*** Dataset extract

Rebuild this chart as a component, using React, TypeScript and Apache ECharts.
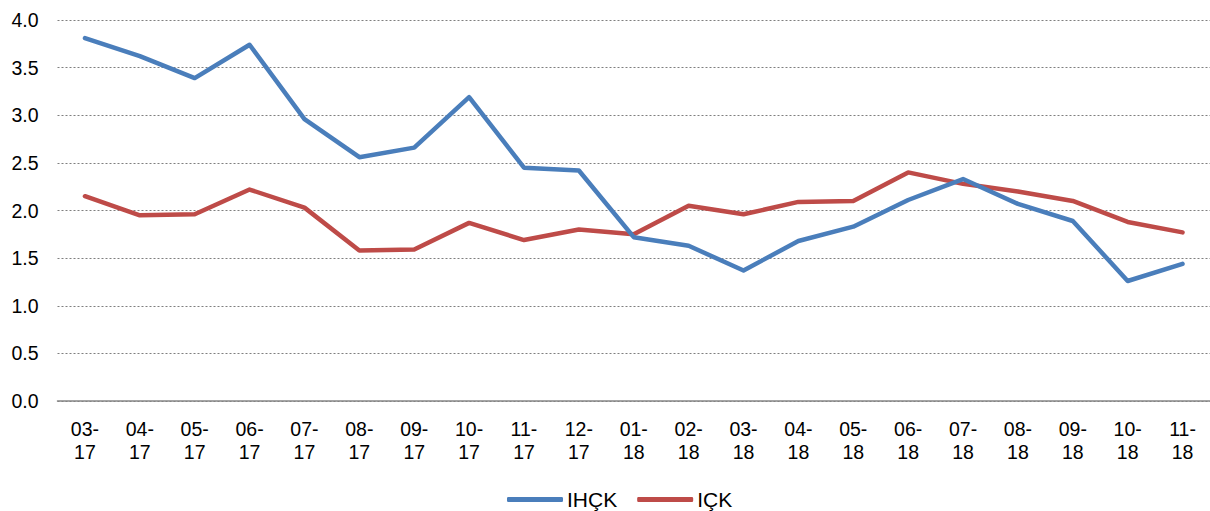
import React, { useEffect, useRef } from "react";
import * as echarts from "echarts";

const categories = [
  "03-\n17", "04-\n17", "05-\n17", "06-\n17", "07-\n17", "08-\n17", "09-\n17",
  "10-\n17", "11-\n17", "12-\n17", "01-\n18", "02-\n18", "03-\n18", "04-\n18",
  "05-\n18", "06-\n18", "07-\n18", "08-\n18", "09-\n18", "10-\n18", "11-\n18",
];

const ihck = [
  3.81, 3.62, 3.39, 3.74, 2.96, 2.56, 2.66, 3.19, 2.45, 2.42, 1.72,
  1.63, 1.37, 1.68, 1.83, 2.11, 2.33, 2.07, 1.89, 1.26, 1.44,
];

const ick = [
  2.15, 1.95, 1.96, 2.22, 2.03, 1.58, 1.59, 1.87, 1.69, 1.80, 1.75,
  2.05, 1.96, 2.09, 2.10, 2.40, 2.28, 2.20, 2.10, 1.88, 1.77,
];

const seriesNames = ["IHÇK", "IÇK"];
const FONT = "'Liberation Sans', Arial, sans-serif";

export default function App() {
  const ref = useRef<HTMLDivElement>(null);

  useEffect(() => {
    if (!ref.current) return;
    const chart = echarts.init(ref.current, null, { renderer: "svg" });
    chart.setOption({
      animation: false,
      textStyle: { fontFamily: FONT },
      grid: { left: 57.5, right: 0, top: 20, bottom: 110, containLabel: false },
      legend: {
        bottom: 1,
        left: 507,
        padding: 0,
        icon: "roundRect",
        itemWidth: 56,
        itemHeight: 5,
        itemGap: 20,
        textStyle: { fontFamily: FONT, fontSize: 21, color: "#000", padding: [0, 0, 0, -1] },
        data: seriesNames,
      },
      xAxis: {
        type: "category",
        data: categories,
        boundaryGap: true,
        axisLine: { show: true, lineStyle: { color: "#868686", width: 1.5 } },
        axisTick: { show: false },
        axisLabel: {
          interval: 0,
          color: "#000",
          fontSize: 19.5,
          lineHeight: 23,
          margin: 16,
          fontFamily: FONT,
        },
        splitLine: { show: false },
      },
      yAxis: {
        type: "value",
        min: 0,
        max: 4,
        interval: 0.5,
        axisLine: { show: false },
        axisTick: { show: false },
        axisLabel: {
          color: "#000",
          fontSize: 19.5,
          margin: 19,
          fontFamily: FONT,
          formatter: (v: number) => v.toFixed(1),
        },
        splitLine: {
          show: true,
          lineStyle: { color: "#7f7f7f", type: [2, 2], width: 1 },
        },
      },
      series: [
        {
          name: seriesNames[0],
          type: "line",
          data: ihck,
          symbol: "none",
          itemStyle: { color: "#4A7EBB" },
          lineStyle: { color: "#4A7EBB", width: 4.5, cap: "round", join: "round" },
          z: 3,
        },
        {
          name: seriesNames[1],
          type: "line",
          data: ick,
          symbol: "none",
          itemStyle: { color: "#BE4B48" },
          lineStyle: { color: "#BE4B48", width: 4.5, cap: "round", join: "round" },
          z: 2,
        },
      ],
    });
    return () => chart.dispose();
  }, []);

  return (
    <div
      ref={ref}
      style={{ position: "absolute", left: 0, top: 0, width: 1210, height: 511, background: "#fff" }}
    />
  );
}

******

▸ Required work:
Write out again, exactly, the lines from the start of the listing up to the line containing "const ref = useRef<HTMLDivElement>(null);", with both ends and without pictures.

▸ Reply:
Rebuild this chart as a component, using React, TypeScript and Apache ECharts.
import React, { useEffect, useRef } from "react";
import * as echarts from "echarts";

const categories = [
  "03-\n17", "04-\n17", "05-\n17", "06-\n17", "07-\n17", "08-\n17", "09-\n17",
  "10-\n17", "11-\n17", "12-\n17", "01-\n18", "02-\n18", "03-\n18", "04-\n18",
  "05-\n18", "06-\n18", "07-\n18", "08-\n18", "09-\n18", "10-\n18", "11-\n18",
];

const ihck = [
  3.81, 3.62, 3.39, 3.74, 2.96, 2.56, 2.66, 3.19, 2.45, 2.42, 1.72,
  1.63, 1.37, 1.68, 1.83, 2.11, 2.33, 2.07, 1.89, 1.26, 1.44,
];

const ick = [
  2.15, 1.95, 1.96, 2.22, 2.03, 1.58, 1.59, 1.87, 1.69, 1.80, 1.75,
  2.05, 1.96, 2.09, 2.10, 2.40, 2.28, 2.20, 2.10, 1.88, 1.77,
];

const seriesNames = ["IHÇK", "IÇK"];
const FONT = "'Liberation Sans', Arial, sans-serif";

export default function App() {
  const ref = useRef<HTMLDivElement>(null);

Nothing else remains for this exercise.